A lost one posed a question many would concede already has an answer -- and not only an answer, but a decidedly clear alternate for differing opinions. "What is the most important holiday for a believer?"

Already know the clear majority of my kind of believer would reply without hesitation Easter. Paul states in 1Cor15 that without the resurrection, the faith is in vain and we are to be pitied. Easter brings the victory and the hope of eternity. No question that without Easter, this is not a living faith.

Already know that those who don't answer with the above would mostly take the position that Christmas is the only other legitimate answer. That on that wondrous day, the angels of Heaven sang a chorus. That on that day, the good news of God descended in the form of a present wrapped in swaddling clothes. That the ministry that ended on Calvary began in that manger.
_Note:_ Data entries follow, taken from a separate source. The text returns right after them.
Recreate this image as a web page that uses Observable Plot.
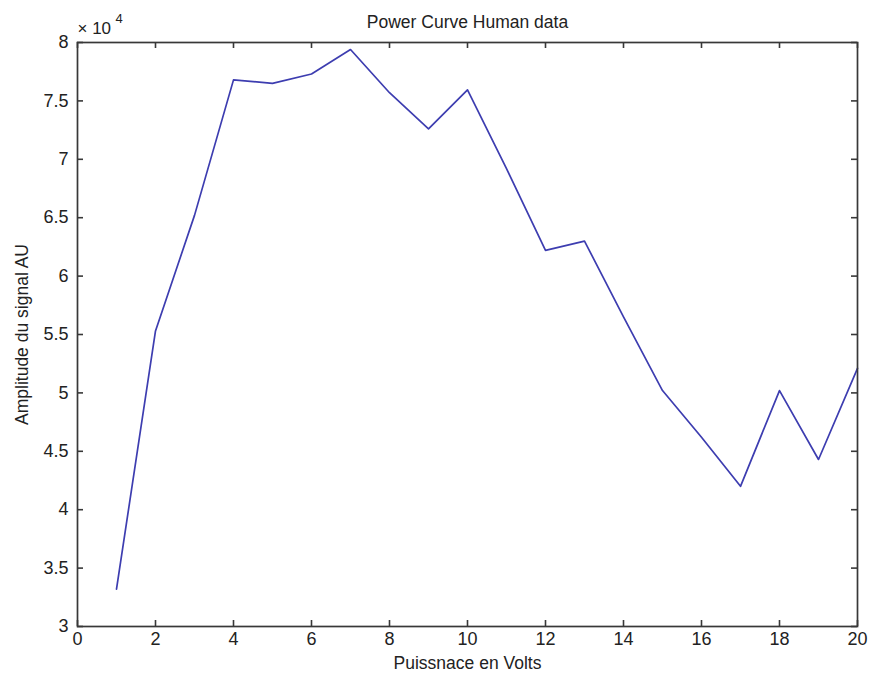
<!DOCTYPE html>
<html>
<head>
<meta charset="utf-8">
<script src="https://cdn.jsdelivr.net/npm/d3@7"></script>
<script src="https://cdn.jsdelivr.net/npm/@observablehq/plot@0.6"></script>
<style>
  html, body { margin: 0; padding: 0; background: #fff; }
</style>
</head>
<body>
<div id="chart"></div>
<script>
// Data (values in AU, plotted axis shows ×10^4)
const volts = [1, 2, 3, 4, 5, 6, 7, 8, 9, 10, 11, 12, 13, 14, 15, 16, 17, 18, 19, 20];
const amplitude = [33200, 55300, 65200, 76800, 76500, 77300, 79400, 75700, 72600, 75950,
                   69200, 62200, 63000, 56500, 50200, 46200, 42000, 50200, 44300, 52100];
const xTicks = [0, 2, 4, 6, 8, 10, 12, 14, 16, 18, 20];
const yTicks = [30000, 35000, 40000, 45000, 50000, 55000, 60000, 65000, 70000, 75000, 80000];
const titleText = "Power Curve Human data";
const xLabel = "Puissnace en Volts";
const yLabel = "Amplitude du signal AU";
const exponentBase = "× 10";
const exponent = "4";

const data = volts.map((v, i) => ({volts: v, amp: amplitude[i]}));

const W = 869, H = 680;
const mL = 77, mR = 12, mT = 42, mB = 54;
const plotW = W - mL - mR, plotH = H - mT - mB;
const tickLen = 6;
const font = "'Liberation Sans', Arial, Helvetica, sans-serif";
const axisColor = "#383838";
const textColor = "#222";

const chart = Plot.plot({
  width: W,
  height: H,
  marginLeft: mL,
  marginRight: mR,
  marginTop: mT,
  marginBottom: mB,
  style: {fontFamily: font, fontSize: "18px", color: textColor, background: "#fff"},
  x: {domain: [0, 20], ticks: xTicks},
  y: {domain: [30000, 80000], ticks: yTicks},
  marks: [
    Plot.axisX(xTicks, {tickSize: 0, tickPadding: 6, fontSize: 18, fill: textColor, label: null}),
    Plot.axisY(yTicks, {tickSize: 0, tickPadding: 9, fontSize: 18, fill: textColor, label: null,
      tickFormat: d => d3.format("")(d / 10000)}),
    // inward ticks on all four sides
    Plot.tickX(xTicks, {x: d => d, insetTop: plotH - tickLen, stroke: axisColor, strokeWidth: 1.6}),
    Plot.tickX(xTicks, {x: d => d, insetBottom: plotH - tickLen, stroke: axisColor, strokeWidth: 1.6}),
    Plot.tickY(yTicks, {y: d => d, insetRight: plotW - tickLen, stroke: axisColor, strokeWidth: 1.6}),
    Plot.tickY(yTicks, {y: d => d, insetLeft: plotW - tickLen, stroke: axisColor, strokeWidth: 1.6}),
    Plot.line(data, {x: "volts", y: "amp", stroke: "#3d3db0", strokeWidth: 1.7}),
    Plot.frame({stroke: axisColor, strokeWidth: 1.7}),
    Plot.text([titleText], {frameAnchor: "top", dy: -20, textAnchor: "middle", fontSize: 17.5, fill: textColor, lineAnchor: "middle"}),
    Plot.text([xLabel], {frameAnchor: "bottom", dy: 37, textAnchor: "middle", fontSize: 17.5, fill: textColor, lineAnchor: "middle"}),
    Plot.text([yLabel], {frameAnchor: "left", dx: -55, rotate: -90, textAnchor: "middle", fontSize: 17.5, fill: textColor, lineAnchor: "middle"}),
    Plot.text([exponentBase], {frameAnchor: "top-left", dx: 0, dy: -14, textAnchor: "start", fontSize: 17, fill: textColor, lineAnchor: "middle"}),
    Plot.text([exponent], {frameAnchor: "top-left", dx: 38, dy: -24, textAnchor: "start", fontSize: 13, fill: textColor, lineAnchor: "middle"})
  ]
});

document.getElementById("chart").appendChild(chart);
</script>
</body>
</html>
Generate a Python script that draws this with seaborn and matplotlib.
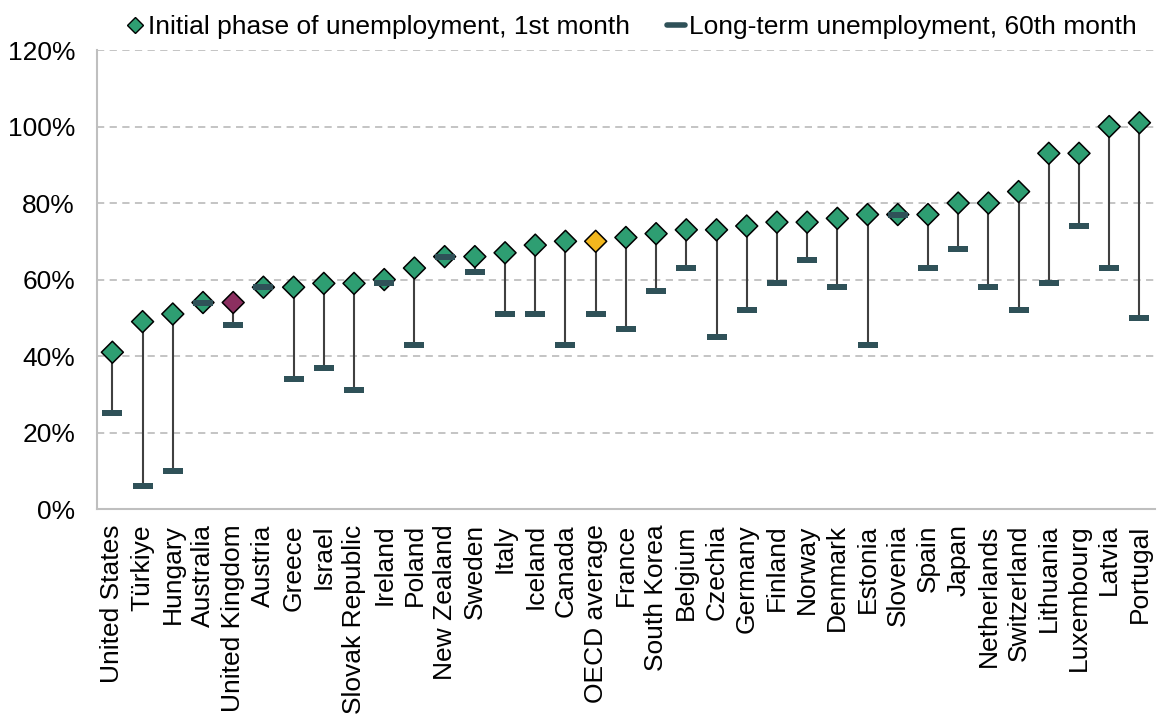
import numpy as np
import matplotlib.pyplot as plt
import seaborn as sns
import pandas as pd
from matplotlib.ticker import FixedLocator, PercentFormatter

countries = ["United States", "Türkiye", "Hungary", "Australia", "United Kingdom", "Austria",
             "Greece", "Israel", "Slovak Republic", "Ireland", "Poland", "New Zealand", "Sweden",
             "Italy", "Iceland", "Canada", "OECD average", "France", "South Korea", "Belgium",
             "Czechia", "Germany", "Finland", "Norway", "Denmark", "Estonia", "Slovenia", "Spain",
             "Japan", "Netherlands", "Switzerland", "Lithuania", "Luxembourg", "Latvia", "Portugal"]
initial = [41, 49, 51, 54, 54, 58, 58, 59, 59, 60, 63, 66, 66, 67, 69, 70, 70, 71, 72, 73,
           73, 74, 75, 75, 76, 77, 77, 77, 80, 80, 83, 93, 93, 100, 101]
long_term = [25, 6, 10, 54, 48, 58, 34, 37, 31, 59, 43, 66, 62, 51, 51, 43, 51, 47, 57, 63,
             45, 52, 59, 65, 58, 43, 77, 63, 68, 58, 52, 59, 74, 63, 50]

GREEN = "#2E9E72"
UK_COL = "#8C2F60"
OECD_COL = "#F2B71E"
BAR_COL = "#2F5158"
AXIS_GREY = "#BFBFBF"

df = pd.DataFrame({"country": countries, "initial": initial, "long_term": long_term})
df["group"] = df["country"].map({"United Kingdom": "uk", "OECD average": "oecd"}).fillna("other")

sns.set_style("white")
plt.rcParams["font.family"] = ["Liberation Sans", "DejaVu Sans"]
plt.rcParams["text.color"] = "black"
plt.rcParams["xtick.labelcolor"] = "black"
plt.rcParams["ytick.labelcolor"] = "black"

fig, ax = plt.subplots(figsize=(11.58, 7.15), dpi=100)
fig.subplots_adjust(left=0.084, right=0.997, bottom=0.288, top=0.930)

# connecting lines
ax.vlines(df["country"], df["long_term"], df["initial"], color="#404040", lw=1.5, zorder=1)

sns.scatterplot(data=df, x="country", y="initial", hue="group",
                palette={"other": GREEN, "uk": UK_COL, "oecd": OECD_COL},
                marker="D", s=125, edgecolor="black", linewidth=1.1, legend=False, zorder=3, ax=ax)

bar_marker = [(-2.0, -0.55), (2.0, -0.55), (2.0, 0.55), (-2.0, 0.55), (-2.0, -0.55)]
sns.scatterplot(data=df, x="country", y="long_term", color=BAR_COL, marker=bar_marker,
                s=210, linewidth=0, legend=False, zorder=4, ax=ax)

n = len(countries)
ax.set_xlim(-0.5, n - 0.5)
ax.set_ylim(0, 120)
ax.set_yticks(np.arange(0, 121, 20))
ax.yaxis.set_major_formatter(PercentFormatter(decimals=0))
ax.grid(axis="y", color=AXIS_GREY, ls=(0, (4, 3)), lw=1.3)
ax.set_axisbelow(True)
ax.set_xlabel("")
ax.set_ylabel("")

ax.tick_params(axis="x", which="major", length=0, labelsize=19, rotation=90, pad=11)
ax.xaxis.set_minor_locator(FixedLocator(np.arange(-0.5, n, 1)))
ax.tick_params(axis="x", which="minor", length=6, width=1.5, color=AXIS_GREY, direction="out")
ax.tick_params(axis="y", length=4, width=1.5, color=AXIS_GREY, labelsize=19, pad=12)
for side in ["top", "right"]:
    ax.spines[side].set_visible(False)
for side in ["left", "bottom"]:
    ax.spines[side].set_color(AXIS_GREY)
    ax.spines[side].set_linewidth(1.5)

handles = [
    plt.Line2D([], [], marker="D", color="none", markerfacecolor=GREEN, markeredgecolor="black",
               markersize=8, label="Initial phase of unemployment, 1st month"),
    plt.Line2D([], [], color=BAR_COL, lw=4, label="Long-term unemployment, 60th month"),
]
fig.legend(handles=handles, loc="upper center", bbox_to_anchor=(0.545, 1.012), ncol=2, frameon=False,
           fontsize=19, handlelength=0.7, handletextpad=0.15, columnspacing=1.4)

fig.savefig("out.png", dpi=100)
Not underestimating the significance of either of the preceding two. But I'd like to make the argument that Good Friday will not for me be restrained to one day of solemnity. If the love of Christ is the difference-maker, if the love of God is the central force behind both Christmas and Easter, if as Jesus says, the whole of the Law rests in love (of God and of neighbor), if all of these things are true, then Good Friday, the day He loved us most, the day THE atoning sacrifice was made, the day His actions spoke louder than His words, the day when the plan of God culminated on a cross on a Hill, the day our slates were wiped clean by the blood of the Lamb of God, then that day, my friend, that day holds second place to no other.